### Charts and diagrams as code
____________________

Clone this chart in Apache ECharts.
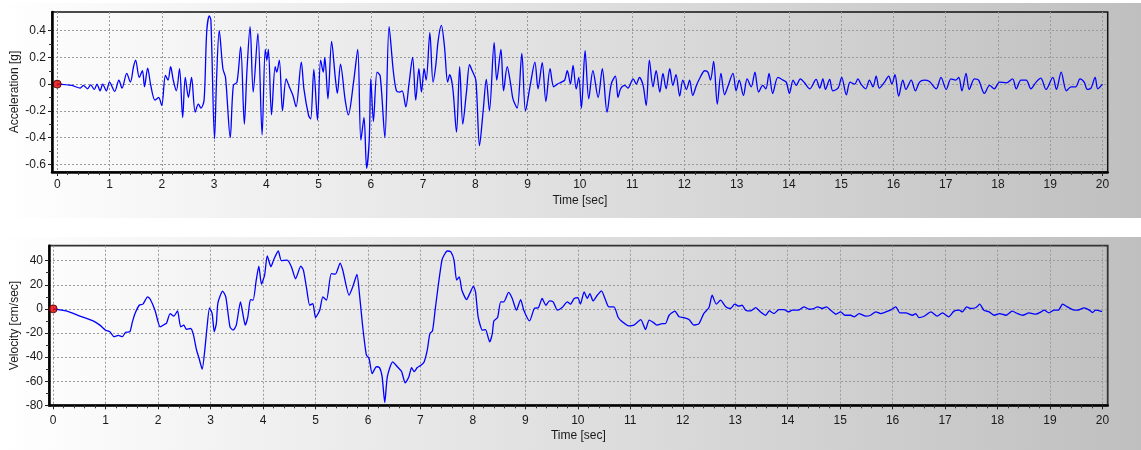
<!DOCTYPE html>
<html>
<head>
<meta charset="utf-8">
<script src="https://cdn.jsdelivr.net/npm/echarts@6/dist/echarts.min.js"></script>
<style>
html,body{margin:0;padding:0;background:#fff;}
#chart{width:1141px;height:450px;}
</style>
</head>
<body>
<div id="chart"></div>
<script>
// ---------- DATA ----------
const timeTicks = [0,1,2,3,4,5,6,7,8,9,10,11,12,13,14,15,16,17,18,19,20];
const accTicks = [-0.6,-0.4,-0.2,0,0.2,0.4];
const velTicks = [-80,-60,-40,-20,0,20,40];

const accTime = [0,0.28,0.44,0.50,0.58,0.64,0.71,0.76,0.82,0.87,0.94,1.00,1.10,1.18,1.24,1.33,1.40,1.46,1.50,1.57,1.63,1.67,1.73,1.79,1.87,1.94,2.00,2.07,2.12,2.17,2.22,2.28,2.34,2.40,2.45,2.51,2.57,2.64,2.70,2.75,2.81,2.86,2.91,2.94,3.01,3.05,3.10,3.17,3.22,3.31,3.37,3.44,3.51,3.58,3.63,3.69,3.75,3.84,3.92,3.98,4.01,4.04,4.10,4.17,4.20,4.25,4.31,4.38,4.44,4.51,4.57,4.67,4.72,4.81,4.85,4.91,4.98,5.04,5.09,5.12,5.18,5.25,5.32,5.36,5.42,5.51,5.57,5.67,5.75,5.81,5.87,5.92,5.97,6.00,6.05,6.12,6.18,6.27,6.35,6.43,6.49,6.55,6.60,6.67,6.73,6.80,6.86,6.92,6.97,7.02,7.06,7.13,7.19,7.24,7.29,7.35,7.41,7.47,7.51,7.57,7.64,7.70,7.76,7.83,7.89,7.94,8.01,8.08,8.15,8.21,8.27,8.36,8.41,8.49,8.54,8.61,8.68,8.72,8.80,8.89,8.96,9.05,9.14,9.20,9.28,9.35,9.43,9.50,9.57,9.65,9.71,9.76,9.82,9.87,9.93,9.98,10.03,10.10,10.17,10.25,10.35,10.43,10.52,10.60,10.68,10.73,10.78,10.86,10.92,11.02,11.08,11.14,11.21,11.27,11.33,11.40,11.46,11.53,11.59,11.65,11.72,11.78,11.84,11.91,11.97,12.04,12.10,12.16,12.23,12.29,12.39,12.45,12.50,12.56,12.63,12.70,12.77,12.83,12.93,12.99,13.05,13.13,13.20,13.28,13.35,13.42,13.50,13.56,13.62,13.69,13.79,13.89,13.95,14.01,14.08,14.14,14.22,14.30,14.40,14.52,14.59,14.65,14.70,14.78,14.84,14.94,15.01,15.10,15.17,15.26,15.32,15.38,15.47,15.54,15.61,15.67,15.73,15.83,15.91,15.97,16.03,16.10,16.18,16.24,16.34,16.42,16.50,16.59,16.69,16.82,16.91,17.01,17.10,17.19,17.25,17.31,17.39,17.45,17.55,17.63,17.74,17.84,17.93,18.03,18.16,18.28,18.35,18.44,18.54,18.63,18.73,18.82,18.92,19.05,19.12,19.21,19.31,19.40,19.49,19.57,19.65,19.71,19.78,19.86,19.91,20.0];
const accValue = [0,-0.01,-0.03,-0.01,-0.035,-0.005,-0.04,0.0,-0.05,0.0,-0.05,0.015,-0.055,0.03,-0.03,0.08,0.015,0.13,0.18,0.05,0.10,-0.02,0.12,-0.01,-0.12,-0.10,-0.16,0.065,0.03,0.13,0.03,-0.05,0.115,-0.25,0.05,-0.10,0.05,-0.21,-0.15,-0.18,-0.12,0.39,0.51,0.48,-0.41,0.05,0.40,0.115,0.05,-0.40,-0.01,0.015,0.28,-0.30,0.10,0.43,-0.06,0.38,-0.38,0.26,0.18,0.26,-0.23,0.13,0.09,0.18,-0.20,0.04,-0.02,-0.085,-0.17,0.165,-0.035,-0.235,-0.26,0.11,-0.27,0.18,0.09,0.20,-0.11,0.32,0.05,-0.07,0.15,-0.12,-0.23,0.015,0.26,-0.42,-0.25,-0.63,-0.42,0.04,-0.28,0.09,0.06,-0.40,0.43,0.10,-0.05,-0.06,-0.05,-0.17,0.0,0.20,-0.12,0.115,-0.06,0.115,0.03,0.385,0.015,0.13,0.33,0.44,0.28,0.015,0.07,-0.035,-0.36,0.13,-0.30,-0.06,0.145,0.10,0.03,-0.46,-0.20,0.035,-0.20,0.31,0.03,0.26,-0.05,0.13,-0.01,-0.11,-0.18,0.23,-0.20,-0.01,0.165,-0.035,0.16,-0.13,0.115,-0.02,0.0,0.015,0.03,0.10,0.0,0.14,-0.035,0.05,-0.18,0.25,-0.11,0.10,-0.10,0.115,-0.21,0.0,0.06,-0.10,-0.035,-0.01,-0.03,0.04,0.0,0.05,-0.01,-0.16,0.18,-0.02,0.10,-0.06,0.08,-0.035,0.115,-0.01,0.07,-0.09,0.03,-0.04,0.03,-0.085,-0.01,0.04,0.10,0.09,0.03,0.17,-0.15,0.08,-0.08,-0.02,0.08,-0.05,0.03,-0.085,0.04,-0.02,0.09,-0.06,-0.01,-0.035,0.08,-0.07,0.05,0.03,0.015,-0.07,0.03,-0.01,0.04,0.01,-0.035,0.035,-0.03,0.04,-0.04,0.035,-0.05,-0.03,0.05,-0.08,0.015,0.0,0.04,0.0,-0.035,0.03,-0.02,0.06,-0.03,0.015,0.06,0.0,0.07,-0.09,0.03,-0.04,0.03,-0.05,0.015,0.03,0.02,-0.035,0.05,-0.04,0.04,0.03,0.05,-0.05,0.08,-0.04,0.04,0.03,-0.07,-0.01,-0.035,0.015,0.01,0.04,-0.035,0.03,0.03,-0.035,0.015,0.045,-0.04,0.05,-0.04,0.09,-0.05,-0.02,-0.02,0.04,0.015,-0.04,-0.03,0.05,-0.035,0.0];

const velTime = [0,0.25,0.51,0.76,0.89,1.0,1.08,1.16,1.24,1.32,1.38,1.46,1.51,1.56,1.64,1.71,1.80,1.85,1.94,2.04,2.13,2.16,2.23,2.30,2.37,2.43,2.49,2.54,2.62,2.67,2.73,2.78,2.84,2.89,2.93,2.98,3.03,3.07,3.11,3.14,3.23,3.29,3.37,3.43,3.49,3.57,3.62,3.66,3.71,3.76,3.81,3.87,3.92,3.97,4.03,4.08,4.15,4.20,4.29,4.35,4.46,4.54,4.62,4.72,4.77,4.83,4.89,4.95,5.0,5.08,5.14,5.21,5.30,5.38,5.47,5.52,5.64,5.71,5.79,5.84,5.90,5.97,6.02,6.08,6.16,6.22,6.27,6.32,6.37,6.47,6.56,6.64,6.71,6.78,6.83,6.88,6.94,7.01,7.07,7.13,7.18,7.23,7.28,7.34,7.41,7.45,7.51,7.58,7.64,7.69,7.74,7.79,7.88,7.94,8.01,8.05,8.10,8.18,8.24,8.32,8.37,8.40,8.47,8.53,8.59,8.68,8.75,8.83,8.91,8.97,9.08,9.17,9.25,9.32,9.39,9.46,9.53,9.61,9.70,9.80,9.86,9.93,10.0,10.05,10.12,10.18,10.23,10.29,10.37,10.45,10.53,10.59,10.69,10.77,10.85,10.97,11.07,11.20,11.29,11.36,11.45,11.51,11.61,11.67,11.74,11.85,11.93,12.02,12.12,12.21,12.31,12.40,12.50,12.56,12.64,12.72,12.82,12.91,12.99,13.07,13.13,13.20,13.29,13.39,13.48,13.58,13.65,13.74,13.83,13.93,14.01,14.09,14.2,14.31,14.41,14.50,14.57,14.66,14.74,14.82,14.92,15.01,15.09,15.2,15.27,15.36,15.49,15.58,15.68,15.77,15.87,15.96,16.06,16.14,16.25,16.38,16.44,16.5,16.6,16.73,16.85,16.95,17.07,17.17,17.27,17.33,17.41,17.49,17.59,17.66,17.74,17.84,17.94,18.04,18.16,18.28,18.38,18.48,18.6,18.73,18.83,18.89,18.98,19.08,19.16,19.24,19.33,19.43,19.52,19.65,19.75,19.81,19.87,19.99];
const velValue = [0,-1.7,-6,-10,-13.5,-17.7,-19,-23,-22,-23,-19.4,-19,-10.8,-3.9,3,3.9,10,8,-1.1,-15,-12.7,-12,-3.9,-6,-1.7,-15,-13.5,-17,-16.3,-21,-33.7,-41,-50,-34,-16.3,0.8,-3.9,-19,-12,5,14.7,10,-15,-17.7,-13.5,5.8,-5.3,-13.5,-6.6,7.7,7.2,23.8,35.4,20.5,28,44,35,40.4,48,40,40.4,35,25,35.4,32,17,3,4.4,-7.2,-1.1,10,7.2,29.3,28.8,38,32,11.3,18.3,28.5,11.3,-15,-38.4,-41,-53.7,-48,-48.7,-56.4,-77.7,-56,-44,-48,-52,-61.4,-56.4,-48.7,-52,-48.7,-46.7,-44,-34.3,-20.5,-18.3,-1.1,19.6,40.4,44.5,48,47.3,40.4,23.8,26.6,15.5,7.7,12.7,18.8,14.1,-6.6,-17.7,-17.2,-27.4,-20.5,-10,-7.2,5.8,5.8,13.6,8.6,-1.1,7.7,-1.1,-10,0.3,1.1,8.6,3,6.6,5.8,-1.1,1.1,5.8,3.9,8.6,9.4,3.9,14.1,8.6,12.7,6.6,11.3,15,7.2,1.7,1.7,-7.2,-10.8,-14.1,-13.5,-8.9,-17.2,-9.4,-11.6,-13.5,-12.2,-12.2,-5.3,-1.9,-6.6,-7.2,-8.9,-13.5,-12.2,-3.9,1.1,11.3,3.9,7.2,1.7,0.3,3.9,2.2,3,-1.1,-1.7,1.1,-2.5,-5.3,-1.7,-3.9,-0.6,-0.6,-2.5,-1.1,-1.1,1.7,-0.3,0.3,1.7,0.3,1.7,-1.1,-4.4,-2.5,-5.3,-5.3,-6.6,-3.9,-6.1,-5.3,-2.5,-3.9,-2.5,-1.1,1.7,-3.3,-3.3,-5.3,-3.9,-7.2,-6.1,-2.5,-6.1,-3.3,-6.6,-1.9,-1.1,-2.5,1.7,0.3,1.1,3.9,-1.1,-2.5,-5.3,-3.9,-5.3,-1.9,-3.9,-5.3,-3.3,-4.4,-2.5,-1.1,-3.3,-1.1,-1.1,3.9,1.7,-0.6,-1.1,0.8,-1.1,-3,-1.1,-2.2];

// ---------- helpers ----------
function pairs(xs, ys){ return xs.map((x,i)=>[x, ys[i]]); }
function subdivide(ticks, n){
  const out=[];
  for(let i=0;i<ticks.length-1;i++){
    const a=ticks[i], b=ticks[i+1];
    for(let k=1;k<n;k++) out.push(+(a+(b-a)*k/n).toFixed(6));
  }
  return out;
}
const FONT = "'Liberation Sans', Arial, sans-serif";
const TXT = '#1a1a1a';
const gridLine = {show:true, lineStyle:{color:'#9a9a9a', width:1, type:[2,2]}};

function mainX(gridIndex, min, max, margin, nameGap){
  return {
    type:'value', gridIndex, min, max, position:'bottom',
    name:'Time [sec]', nameLocation:'middle', nameGap, nameMoveOverlap:false,
    nameTextStyle:{fontFamily:FONT, fontSize:12, color:TXT},
    axisLine:{show:true, onZero:false, lineStyle:{color:'#000', width:2.5}},
    axisTick:{show:true, length:4, customValues:timeTicks, lineStyle:{color:'#222', width:1}},
    axisLabel:{customValues:timeTicks, margin, fontFamily:FONT, fontSize:12, color:TXT,
      formatter:v=>String(Math.round(v))},
    splitLine:gridLine
  };
}
function minorX(gridIndex, min, max){
  return {
    type:'value', gridIndex, min, max, position:'bottom',
    axisLine:{show:false, onZero:false},
    axisTick:{show:true, length:3, customValues:subdivide(timeTicks,5), lineStyle:{color:'#333', width:1}},
    axisLabel:{show:false}, splitLine:{show:false}
  };
}
function mainY(gridIndex, min, max, ticks, name, nameGap, fmt){
  return {
    type:'value', gridIndex, min, max, position:'left',
    name, nameLocation:'middle', nameGap, nameMoveOverlap:false,
    nameTextStyle:{fontFamily:FONT, fontSize:12, color:TXT},
    axisLine:{show:true, onZero:false, lineStyle:{color:'#000', width:2.5}},
    axisTick:{show:true, length:4, customValues:ticks, lineStyle:{color:'#222', width:1}},
    axisLabel:{customValues:ticks, margin:6, fontFamily:FONT, fontSize:12, color:TXT, formatter:fmt},
    splitLine:gridLine
  };
}
function minorY(gridIndex, min, max, ticks){
  return {
    type:'value', gridIndex, min, max, position:'left',
    axisLine:{show:false, onZero:false},
    axisTick:{show:true, length:3, customValues:subdivide(ticks,2), lineStyle:{color:'#333', width:1}},
    axisLabel:{show:false}, splitLine:{show:false}
  };
}

const panelGrad = () => new echarts.graphic.LinearGradient(0,0,1,0,[
  {offset:0, color:'#ffffff'},{offset:1, color:'#bfbfbf'}]);

const chart = echarts.init(document.getElementById('chart'), null, {renderer:'canvas'});
chart.setOption({
  animation:false,
  backgroundColor:'#ffffff',
  graphic:[
    {type:'rect', z:-100, silent:true, shape:{x:0,y:3,width:1141,height:215}, style:{fill:panelGrad()}},
    {type:'rect', z:-100, silent:true, shape:{x:0,y:237,width:1141,height:213}, style:{fill:panelGrad()}}
  ],
  grid:[
    {left:52, top:12, width:1055.7, height:160, show:true, borderColor:'#111', borderWidth:1.5,
     backgroundColor:'transparent', outerBoundsMode:'none', containLabel:false},
    {left:49, top:245.7, width:1058.7, height:159.6, show:true, borderColor:'#333', borderWidth:1.8,
     backgroundColor:'transparent', outerBoundsMode:'none', containLabel:false}
  ],
  xAxis:[
    mainX(0, -0.1, 20.1, 7, 23),
    minorX(0, -0.1, 20.1),
    mainX(1, -0.08, 20.1, 9, 24),
    minorX(1, -0.08, 20.1)
  ],
  yAxis:[
    mainY(0, -0.658, 0.54, accTicks, 'Acceleration [g]', 31, v=>String(Math.round(v*10)/10)),
    minorY(0, -0.658, 0.54, accTicks),
    mainY(1, -80, 52.4, velTicks, 'Velocity [cm/sec]', 28, v=>String(Math.round(v))),
    minorY(1, -80, 52.4, velTicks)
  ],
  series:[
    {type:'line', xAxisIndex:0, yAxisIndex:0, data:pairs(accTime, accValue), showSymbol:false,
     smooth:0.3, lineStyle:{color:'#0000ff', width:1.3}, z:3},
    {type:'line', xAxisIndex:2, yAxisIndex:2, data:pairs(velTime, velValue), showSymbol:false,
     smooth:0.2, lineStyle:{color:'#0000ff', width:1.3}, z:3},
    {type:'scatter', xAxisIndex:0, yAxisIndex:0, data:[[accTime[0], accValue[0]]], symbolSize:8,
     itemStyle:{color:'#e00000', borderColor:'#400000', borderWidth:1}, z:5},
    {type:'scatter', xAxisIndex:2, yAxisIndex:2, data:[[velTime[0], velValue[0]]], symbolSize:8,
     itemStyle:{color:'#e00000', borderColor:'#400000', borderWidth:1}, z:5}
  ]
});
</script>
</body>
</html>
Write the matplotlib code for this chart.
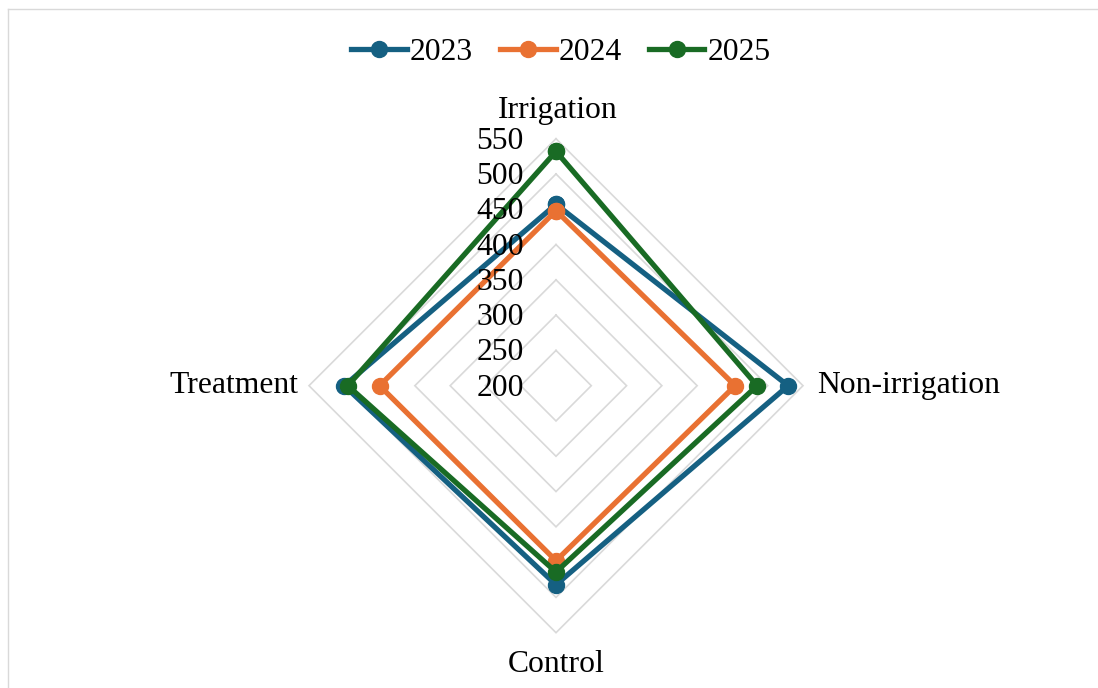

____________________

### What the task requires
Search the data for the word "this" and copy each line where it appears.

### The result
Clone this chart in Apache ECharts.
Write the matplotlib code for this chart.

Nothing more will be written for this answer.